Hwang’s Family Office Linked with Friday’s Stock Trading Frenzy

Hwang’s Family Office Linked with Friday’s Stock Trading Frenzy

The family office of former Tiger Management trader Bill Hwang was reportedly responsible for sell-offs of some US stocks on Friday, according to Bloomberg. Archegos Capital Management was forced by its banks to sell more than $20 billion worth of shares after some positions moved against him.

The trade frenzy saw Morgan Stanley liquidate about $13 billion in Farfetch Ltd., Discovery Inc., Baidu, and GSX Techedu Inc. 

Goldman Sachs Group sold $6.6 billion worth in the shares of Baidu, Tencent Music Entertainment Group, and Vipshop Ltd. before the US market opened.

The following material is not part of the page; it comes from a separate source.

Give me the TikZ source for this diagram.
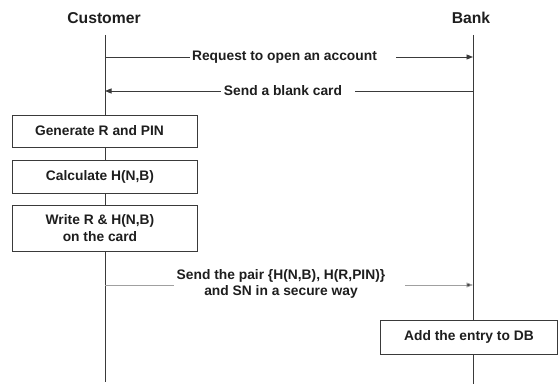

The trade frenzy also saw a $3.9 billion sale in ViacomCBS Inc. and iQiyi Inc. that triggered price swings for stocks involved in the high-volume transactions.

Although block trades, or the sale of large chunks of a stock at a price, are common, multiple blocks hitting the market on normal trading hours are rare.

In December 2012, Hwang admitted to illegally using inside information to trade the Chinese bank stocks and agreed to criminal and civil settlements of more than $60 million.